In late 2012, the U.S. Department of Agriculture (USDA) released its final rule for the Healthy, Hunger-Free Kids Act of 2010, requiring new standards for school meals. The final rule strictly limits calories, protein and grains for all students. Complying with the rule exceeded federal funding by a projected $75 million a year, according to the USDA, placing greater strain on school budgets.
The new regulations produced a flood of concern by parents, students, teachers, coaches and administrators. Major concerns were the expense of the program and the lack of flexibility for those students who have nutritional needs that exceed the strict calorie, protein and grains restrictions.
The USDA categorizes students into broad grade brackets for the purpose of nutritional needs, but according to their own rule, a 13-year-old eighth grader may eat no more protein than a five-year-old kindergartener, and a 13 year old may eat only one more ounce of grain than a kindergartner. Similarly, an active 18 year-old high school senior playing football would get no more proteins or grains than a less active 14-year-old ninth grader.

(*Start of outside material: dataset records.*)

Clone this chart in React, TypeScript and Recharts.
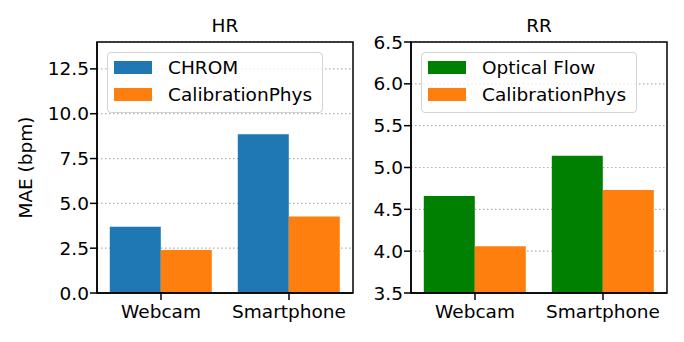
import React from 'react';
import { BarChart, Bar, XAxis, YAxis, CartesianGrid, Legend, Label } from 'recharts';

const categories = ['Webcam', 'Smartphone'];
const hrChrom = [3.7, 8.85];
const hrCalib = [2.4, 4.26];
const rrOptical = [4.66, 5.14];
const rrCalib = [4.06, 4.73];
const hrTicks = [0, 2.5, 5, 7.5, 10, 12.5];
const rrTicks = [3.5, 4, 4.5, 5, 5.5, 6, 6.5];
const hrDomain = [0, 14];
const rrDomain = [3.5, 6.5];

const FONT = '"DejaVu Sans", sans-serif';
const FS = 18.5;

type Series = { key: string; name: string; color: string };

const hrSeries: Series[] = [
  { key: 'a', name: 'CHROM', color: '#1f77b4' },
  { key: 'b', name: 'CalibrationPhys', color: '#ff7f0e' },
];
const rrSeries: Series[] = [
  { key: 'a', name: 'Optical Flow', color: '#008000' },
  { key: 'b', name: 'CalibrationPhys', color: '#ff7f0e' },
];

const hrData = categories.map((c, i) => ({ cat: c, a: hrChrom[i], b: hrCalib[i] }));
const rrData = categories.map((c, i) => ({ cat: c, a: rrOptical[i], b: rrCalib[i] }));

const makeLegend = (series: Series[]) => () => (
  <div
    style={{
      position: 'relative',
      width: 216,
      height: 61,
      boxSizing: 'border-box',
      border: '1px solid #d3d3d3',
      borderRadius: 4,
      background: 'rgba(255,255,255,0.8)',
      fontFamily: FONT,
      fontSize: FS,
      color: '#000',
    }}
  >
    {series.map((s, i) => (
      <div
        key={s.key}
        style={{ position: 'absolute', left: 6, top: 8 + i * 27, height: 13, display: 'flex', alignItems: 'center' }}
      >
        <span style={{ display: 'inline-block', width: 38, height: 13, background: s.color }} />
        <span style={{ marginLeft: 16, lineHeight: '13px', whiteSpace: 'nowrap' }}>{s.name}</span>
      </div>
    ))}
  </div>
);

type PanelProps = {
  title: string;
  data: any[];
  series: Series[];
  domain: number[];
  ticks: number[];
  yLabel?: string;
  left: number;
  width: number;
  margin: { top: number; right: number; bottom: number; left: number };
  legendLeft: number;
};

function Panel({ title, data, series, domain, ticks, yLabel, left, width, margin, legendLeft }: PanelProps) {
  const plotLeft = margin.left + 60;
  const plotRight = width - margin.right;
  const plotTop = margin.top;
  const plotBottom = 342 - margin.bottom - 30;
  return (
    <div style={{ position: 'absolute', left, top: 0, width, height: 342 }}>
      <div
        style={{
          position: 'absolute',
          left: plotLeft,
          width: plotRight - plotLeft,
          top: 17,
          textAlign: 'center',
          fontFamily: FONT,
          fontSize: FS,
          lineHeight: '1',
          color: '#000',
        }}
      >
        {title}
      </div>
      <BarChart width={width} height={342} data={data} margin={margin} barCategoryGap="10%" barGap={0}>
        <CartesianGrid
          vertical={false}
          stroke="#b0b0b0"
          strokeWidth={1.2}
          strokeDasharray="1.5 2.5"
        />
        <XAxis
          dataKey="cat"
          height={30}
          tickSize={7}
          tickMargin={5}
          tick={{ fontFamily: FONT, fontSize: FS, fill: '#000' }}
          tickLine={{ stroke: '#000', strokeWidth: 1.5 }}
          axisLine={{ stroke: '#000', strokeWidth: 1.5 }}
        />
        <YAxis
          width={60}
          domain={domain}
          ticks={ticks}
          type="number"
          allowDataOverflow
          interval={0}
          tickSize={7}
          tickMargin={1}
          tickFormatter={(v: number) => v.toFixed(1)}
          tick={{ fontFamily: FONT, fontSize: FS, fill: '#000' }}
          tickLine={{ stroke: '#000', strokeWidth: 1.5 }}
          axisLine={{ stroke: '#000', strokeWidth: 1.5 }}
        >
          {yLabel ? (
            <Label
              content={(props: any) => {
                const vb = props.viewBox || { x: 0, y: 0, width: 0, height: 0 };
                const x = vb.x - 5;
                const y = vb.y + vb.height / 2;
                return (
                  <text
                    x={x}
                    y={y}
                    transform={`rotate(-90 ${x} ${y})`}
                    textAnchor="middle"
                    fontFamily={FONT}
                    fontSize={FS}
                    fill="#000"
                  >
                    {yLabel}
                  </text>
                );
              }}
            />
          ) : null}
        </YAxis>
        <Legend
          layout="horizontal"
          verticalAlign="middle"
          align="center"
          wrapperStyle={{ left: legendLeft, top: 52, width: 216, height: 61 }}
          content={makeLegend(series)}
        />
        {series.map((s) => (
          <Bar key={s.key} dataKey={s.key} name={s.name} fill={s.color} isAnimationActive={false} />
        ))}
      </BarChart>
      <svg
        width={width}
        height={342}
        style={{ position: 'absolute', left: 0, top: 0, pointerEvents: 'none' }}
      >
        <rect
          x={plotLeft}
          y={plotTop}
          width={plotRight - plotLeft}
          height={plotBottom - plotTop}
          fill="none"
          stroke="#000"
          strokeWidth={1.5}
        />
      </svg>
    </div>
  );
}

export default function App() {
  return (
    <div style={{ position: 'absolute', left: 0, top: 0, width: 684, height: 342, background: '#fff' }}>
      <Panel
        title="HR"
        data={hrData}
        series={hrSeries}
        domain={hrDomain}
        ticks={hrTicks}
        yLabel="MAE (bpm)"
        left={0}
        width={360}
        margin={{ top: 42, right: 7, bottom: 19, left: 37 }}
        legendLeft={107}
      />
      <Panel
        title="RR"
        data={rrData}
        series={rrSeries}
        domain={rrDomain}
        ticks={rrTicks}
        left={351}
        width={330}
        margin={{ top: 42, right: 14, bottom: 19, left: 0 }}
        legendLeft={70}
      />
    </div>
  );
}
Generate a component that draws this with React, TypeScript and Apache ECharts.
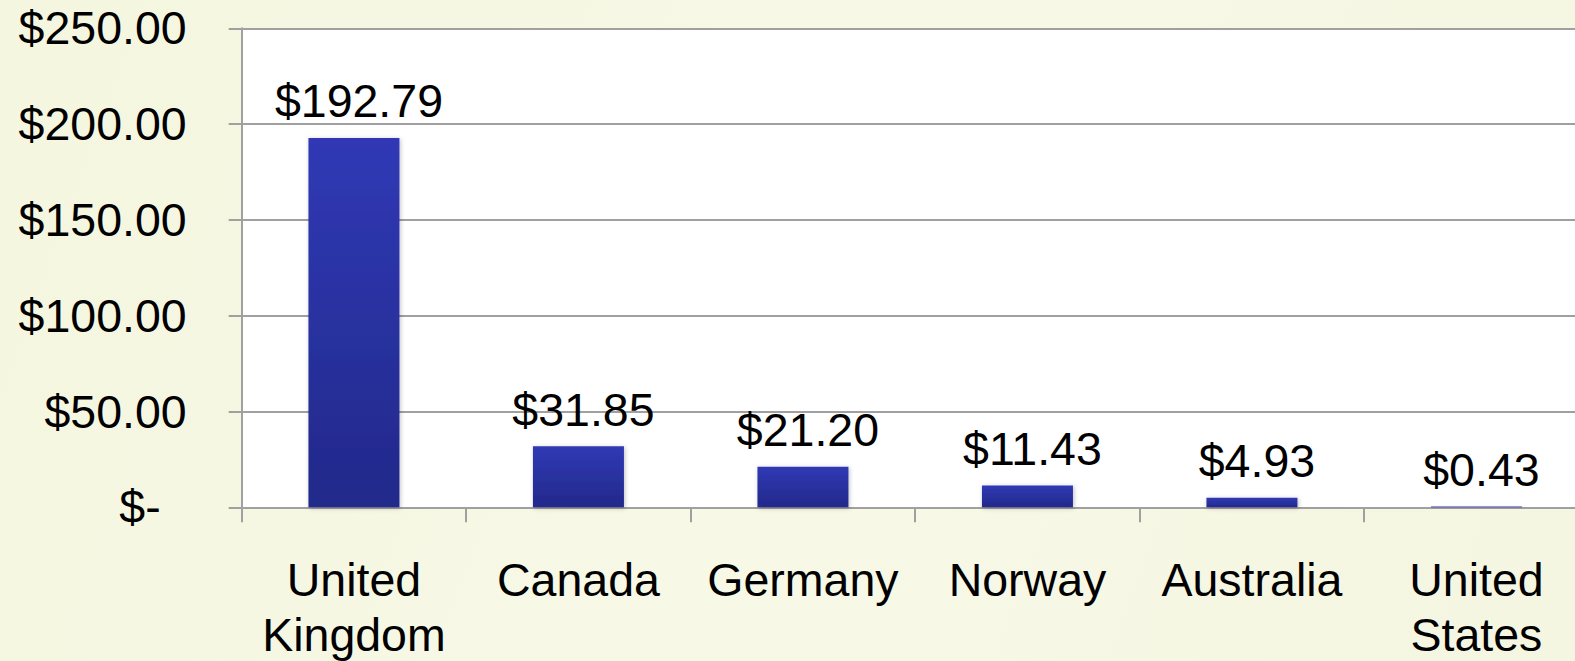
import React, { useEffect, useRef } from "react";
import * as echarts from "echarts";

const categories = ["United\nKingdom", "Canada", "Germany", "Norway", "Australia", "United\nStates"];
const values = [192.79, 31.85, 21.2, 11.43, 4.93, 0.43];
const yTicks = { min: 0, max: 250, interval: 50 };

const FONT = "'Liberation Sans', Arial, sans-serif";
const FS = 46.5;

function fmtMoney(v: number): string {
  return "$" + v.toFixed(2).replace(/\B(?=(\d{3})+(?!\d))/g, ",");
}

export default function App() {
  const ref = useRef<HTMLDivElement>(null);
  useEffect(() => {
    if (!ref.current) return;
    const chart = echarts.init(ref.current, undefined, { renderer: "svg" });
    chart.setOption({
      animation: false,
      backgroundColor: "transparent",
      grid: {
        left: 241.7,
        top: 28.3,
        width: 1347,
        height: 479,
        show: true,
        backgroundColor: "#ffffff",
        borderWidth: 0,
        containLabel: false,
        outerBoundsMode: "none",
      },
      xAxis: {
        type: "category",
        data: categories,
        axisLine: { show: true, lineStyle: { color: "#a0a0a0", width: 2 } },
        axisTick: { show: true, alignWithLabel: false, length: 15, lineStyle: { color: "#a0a0a0", width: 2 } },
        axisLabel: {
          interval: 0,
          margin: 45,
          color: "#000",
          fontSize: FS,
          lineHeight: 55,
          fontFamily: FONT,
        },
      },
      yAxis: {
        type: "value",
        min: yTicks.min,
        max: yTicks.max,
        interval: yTicks.interval,
        axisLine: { show: true, lineStyle: { color: "#a0a0a0", width: 2 } },
        axisTick: { show: true, length: 13, lineStyle: { color: "#a0a0a0", width: 2 } },
        splitLine: { show: true, lineStyle: { color: "#a0a0a0", width: 2 } },
        axisLabel: {
          margin: 55,
          color: "#000",
          fontSize: FS,
          fontFamily: FONT,
          formatter: (v: number) => (v === 0 ? "{z|$-}" : fmtMoney(v)),
          rich: {
            z: { fontSize: FS, fontFamily: FONT, color: "#000", padding: [0, 26, 0, 0] },
          },
        },
      },
      series: [
        {
          type: "bar",
          data: values,
          barWidth: 91,
          itemStyle: {
            color: new echarts.graphic.LinearGradient(0, 0, 0, 1, [
              { offset: 0, color: "#3039b5" },
              { offset: 1, color: "#22298a" },
            ]),
            shadowBlur: 4,
            shadowColor: "rgba(0,0,0,0.25)",
            shadowOffsetX: 1,
            shadowOffsetY: 1,
          },
          label: {
            show: true,
            position: "top",
            distance: 13,
            offset: [5, 0],
            color: "#000",
            fontSize: FS,
            fontFamily: FONT,
            formatter: (p: any) => fmtMoney(p.value),
          },
        },
      ],
    });
    return () => chart.dispose();
  }, []);
  return (
    <div
      style={{
        position: "fixed",
        left: 0,
        top: 0,
        width: 1575,
        height: 661,
        overflow: "hidden",
        background: "linear-gradient(110deg, #f4f6df 0%, #f7f8e6 50%, #f5f6e1 100%)",
      }}
    >
      <div ref={ref} style={{ width: 1600, height: 661 }} />
    </div>
  );
}
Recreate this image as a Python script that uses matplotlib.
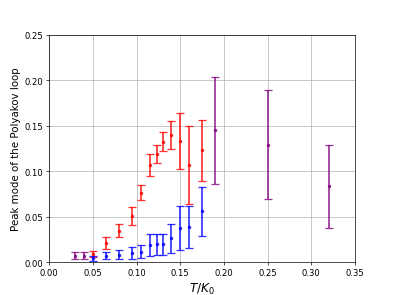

The Sensible School Lunch Act would allow more flexible portions of proteins and grains in the federal school meals program, while leaving in place the rest of the regulation, including the total calorie cap and its emphasis on fruits, vegetables, whole grains and non-fat dairy selections. At the same time, the total calorie cap remains in place to ensure healthy meals in proportion, and allowable fruits are increased as compared to before, and vegetable servings are unlimited.